- _EXERCISE REQUIREMENTS_
Every line holding the string "that" should be gathered.

════════════════

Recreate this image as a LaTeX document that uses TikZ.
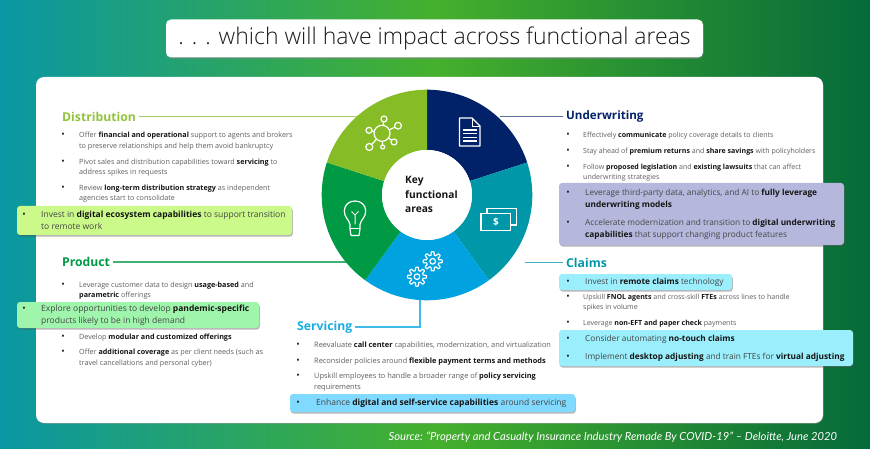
\documentclass[tikz,border=0pt]{standalone}
\usepackage{fontspec}
\usetikzlibrary{shadows,calc}
\setmainfont{Open Sans}
\newfontfamily\srcfont{Lato}
\newfontfamily\ttlfont{Open Sans Light}
\definecolor{cteal}{HTML}{0097A9}
\definecolor{cgreen}{HTML}{009A44}
\definecolor{clime}{HTML}{86BC25}
\definecolor{cnavy}{HTML}{012169}
\definecolor{cblue}{HTML}{00A3E0}
\definecolor{bgA}{HTML}{0A97A3}
\definecolor{bgB}{HTML}{45B02C}
\definecolor{bgC}{HTML}{056A3A}
\definecolor{txt}{HTML}{5E5E5E}
\definecolor{txtb}{HTML}{454545}
\definecolor{boldc}{HTML}{141414}
\definecolor{HLa}{HTML}{CBF98A}
\definecolor{HLb}{HTML}{A0F5AC}
\definecolor{HLc}{HTML}{80DAFF}
\definecolor{HLd}{HTML}{B5B8DC}
\definecolor{HLe}{HTML}{9BEEFC}
\pgfdeclarehorizontalshading{bgshade}{100bp}{color(0bp)=(bgA); color(25bp)=(bgA); color(50bp)=(bgB); color(75bp)=(bgC); color(100bp)=(bgC)}
\newcommand\bb[1]{\textcolor{boldc}{\textbf{#1}}}
\newcommand\bs{7.2}
\newcommand\hs{8.5}
\tikzset{
  x=1pt,y=-1pt,
  body/.style={anchor=west,inner sep=0,align=left,text=txt,font=\fontsize{\bs}{10.5}\selectfont},
  hl/.style={anchor=west,inner sep=0,align=left,text=txtb,font=\fontsize{\hs}{12}\selectfont},
  bul/.style={inner sep=0,text=boldc,font=\fontsize{9}{10.5}\selectfont},
  head/.style={anchor=west,inner sep=3pt,font=\fontsize{12.2}{15}\selectfont\bfseries},
  hbox/.style={rounded corners=3pt,fill=#1,drop shadow={shadow xshift=0.8pt,shadow yshift=-1.6pt,opacity=.4,fill=black!70}},
  conn/.style={line width=1.1pt},
  ico/.style={draw=white,line width=1.2pt},
}
\newcommand\itm[5]{% bullet x, text x, first-line y, mid y, text
  \node[bul] at (#1,#3) {\strut •};
  \node[body] at (#2,#4) {#5};}
\newcommand\itmh[5]{%
  \node[bul] at (#1,#3) {\strut •};
  \node[hl] at (#2,#4) {#5};}
\newcommand\pieseg[3]{%
  \fill[#3] plot[domain=#1:#2,samples=40] ({427+105.3*cos(\x)},{195+105.3*sin(\x)})
    -- plot[domain=#2:#1,samples=40] ({427+45*cos(\x)},{195+45*sin(\x)}) -- cycle;}
\begin{document}
\begin{tikzpicture}
\useasboundingbox (0,0) rectangle (870,449);
\shade[shading=bgshade] (0,0) rectangle (870,449);
\fill[white,rounded corners=8pt,drop shadow={shadow xshift=0.5pt,shadow yshift=-1pt,opacity=.4}] (36,77) rectangle (823,423);
% title
\node[draw=none,fill=white,rounded corners=5pt,minimum width=537pt,minimum height=38pt,inner sep=0,drop shadow={shadow xshift=0.5pt,shadow yshift=-1.5pt,opacity=.5},font=\fontsize{23}{28}\selectfont\ttlfont,text=black!90] (title) at (434.5,38.5) {. . . which will have impact across functional areas};
\node[anchor=east,inner sep=0,text=white,font=\fontsize{11.2}{14}\selectfont\srcfont\itshape] (src) at (837,437) {Source: “Property and Casualty Insurance Industry Remade By COVID-19” – Deloitte, June 2020};

% connector free ends, under the wheel
\coordinate (wD) at (360,117.5);
\coordinate (wP) at (350,263);
\coordinate (wU) at (500,117.5);
\coordinate (wC) at (525,263);
\coordinate (wS) at (420,295);

% headings
\node[head,text=clime!90!white] (dist) at (59,116.5) {Distribution};
\node[head,text=cgreen] (prod) at (59,262) {Product};
\node[head,text=cnavy,font=\fontsize{11.6}{15}\selectfont\bfseries] (under) at (563,116.5) {Underwriting};
\node[head,text=cteal] (claims) at (563,262.5) {Claims};
\node[head,text=cblue!90!white] (serv) at (294,327) {Servicing};

\draw[conn,draw=clime!75!white] (dist.east) -- (dist.east -| wD);
\draw[conn,draw=cgreen!75!white] (prod.east) -- (prod.east -| wP);
\draw[conn,draw=cnavy!65!white] (under.west) -- (under.west -| wU);
\draw[conn,draw=cteal!75!white] (claims.west) -- (claims.west -| wC);
\draw[conn,draw=cblue!75!white] (serv.east) -| (wS);

% wheel
\pieseg{-90}{-18}{cnavy}
\pieseg{-18}{54}{cteal}
\pieseg{54}{126}{cblue}
\pieseg{126}{198}{cgreen}
\pieseg{198}{270}{clime}
\node[circle,fill=white,minimum size=90pt,inner sep=0] (hub) at (427,195) {};
\node[anchor=west,inner sep=0,align=left,text=boldc,font=\fontsize{10.2}{14.5}\selectfont\bfseries] (hubt) at (405,195.5) {\strut Key\\\strut functional\\\strut areas};

% network icon
\coordinate (nc) at (382,133.3);
\draw[ico] (nc) circle (8);
\foreach \xx/\yy/\rr in {384/119/3,398/125.7/3.4,394/142/3,382.7/147/2,369.3/147/3.5,369/130.3/3}{
  \draw[ico] (\xx,\yy) circle (\rr);
  \draw[ico] ($(nc)!8pt!(\xx,\yy)$) -- ($(\xx,\yy)!\rr pt!(nc)$);
}
% document icon
\draw[ico,line join=round] (459.5,118) -- (472,118) -- (480,126) -- (480,146) -- (459.5,146) -- cycle;
\draw[ico,line width=.9pt] (472,118) -- (472,126) -- (480,126);
\foreach \yy in {130,133.7,137.4,141.1} \draw[ico,line width=1.4pt] (463,\yy) -- (476.5,\yy);
% bills icon
\draw[ico] (481,213.5) rectangle (510.5,230.5);
\draw[ico] (487,213.5) -- (487,208.5) -- (516.5,208.5) -- (516.5,225) -- (510.5,225);
\node[inner sep=0,text=white,font=\fontsize{10}{12}\selectfont\bfseries] (dollar) at (496,222) {\$};
% gears
\foreach \cx/\cy in {432.7/261.3,417/276.7}{
  \draw[ico,line join=round] plot[domain=0:360,samples=121] ({\cx+(7.9+1.6*max(-1,min(1,2.2*cos(8*\x))))*cos(\x)},{\cy+(7.9+1.6*max(-1,min(1,2.2*cos(8*\x))))*sin(\x)}) -- cycle;
  \draw[ico] (\cx,\cy) circle (2.8);
}
% bulb
\draw[ico,line join=round] (350,229) -- (350,224.5) .. controls (349,219) and (344.3,218) .. (344.3,211) .. controls (344.3,205) and (349,201) .. (355,201) .. controls (361,201) and (365.7,205) .. (365.7,211) .. controls (365.7,218) and (361,219) .. (360,224.5) -- (360,229) -- (359,235.5) -- (351,235.5) -- cycle;
\draw[ico,line width=1pt] (350,229) -- (360,229);
\draw[ico,line width=1pt] (355,224.5) -- (355,215) (351.5,211.5) -- (355,215) -- (358.5,211.5);

% Distribution
\itm{63}{79}{135.7}{140.9}{\strut Offer \bb{financial and operational} support to agents and brokers\\\strut to preserve relationships and help them avoid bankruptcy}
\itm{63}{79}{162}{167.2}{\strut Pivot sales and distribution capabilities toward \bb{servicing} to\\\strut address spikes in requests}
\itm{63}{79}{188}{193.2}{\strut Review \bb{long-term distribution strategy} as independent\\\strut agencies start to consolidate}
\path[hbox=HLa] (17,206) rectangle (292,235);
\itmh{24}{41}{215}{221}{\strut Invest in \bb{digital ecosystem capabilities} to support transition\\\strut to remote work}

% Product
\itm{63}{79}{285}{290.2}{\strut Leverage customer data to design \bb{usage-based} and\\\strut \bb{parametric} offerings}
\path[hbox=HLb] (17,302) rectangle (259,328);
\itmh{24}{41}{309}{315}{\strut Explore opportunities to develop \bb{pandemic-specific}\\\strut products likely to be in high demand}
\itm{63}{79}{337}{337}{\strut Develop \bb{modular and customized offerings}}
\itm{63}{79}{352.5}{357.7}{\strut Offer \bb{additional coverage} as per client needs (such as\\\strut travel cancellations and personal cyber)}

% Servicing
\renewcommand\bs{7.4}
\itm{298}{314}{345.5}{345.5}{\strut Reevaluate \bb{call center} capabilities, modernization, and virtualization}
\itm{298}{314}{361}{361}{\strut Reconsider policies around \bb{flexible payment terms and methods}}
\itm{298}{314}{376.5}{381.7}{\strut Upskill employees to handle a broader range of \bb{policy servicing}\\\strut requirements}
\path[hbox=HLc] (290,394) rectangle (575,412);
\itmh{298}{316}{403}{403}{\strut Enhance \bb{digital and self-service capabilities} around servicing}

% Underwriting
\renewcommand\bs{7.05}
\renewcommand\hs{8.3}
\itm{568}{583}{135.5}{135.5}{\strut Effectively \bb{communicate} policy coverage details to clients}
\itm{568}{583}{151}{151}{\strut Stay ahead of \bb{premium returns} and \bb{share savings} with policyholders}
\itm{568}{583}{167}{172.2}{\strut Follow \bb{proposed legislation} and \bb{existing lawsuits} that can affect\\\strut underwriting strategies}
\path[hbox=HLd] (559,183) rectangle (844,245);
\itmh{568}{585}{193}{199}{\strut Leverage third-party data, analytics, and AI to \bb{fully leverage}\\\strut \bb{underwriting models}}
\itmh{568}{585}{223}{229}{\strut Accelerate modernization and transition to \bb{digital underwriting}\\\strut \bb{capabilities} that support changing product features}

% Claims
\path[hbox=HLe] (559,274) rectangle (732,290);
\itmh{568}{585}{282}{282}{\strut Invest in \bb{remote claims} technology}
\itm{568}{583}{297}{302.2}{\strut Upskill \bb{FNOL agents} and cross-skill \bb{FTEs} across lines to handle\\\strut spikes in volume}
\itm{568}{583}{323}{323}{\strut Leverage \bb{non-EFT and paper check} payments}
\path[hbox=HLe] (559,330) rectangle (853,366);
\itmh{568}{585}{339}{339}{\strut Consider automating \bb{no-touch claims}}
\itmh{568}{585}{357}{357}{\strut Implement \bb{desktop adjusting} and train FTEs for \bb{virtual adjusting}}
\end{tikzpicture}
\end{document}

════════════════

- _REPLY TO THE EXERCISE_
Recreate this image as a LaTeX document that uses TikZ.
\itm{568}{583}{167}{172.2}{\strut Follow \bb{proposed legislation} and \bb{existing lawsuits} that can affect\\\strut underwriting strategies}
\itmh{568}{585}{223}{229}{\strut Accelerate modernization and transition to \bb{digital underwriting}\\\strut \bb{capabilities} that support changing product features}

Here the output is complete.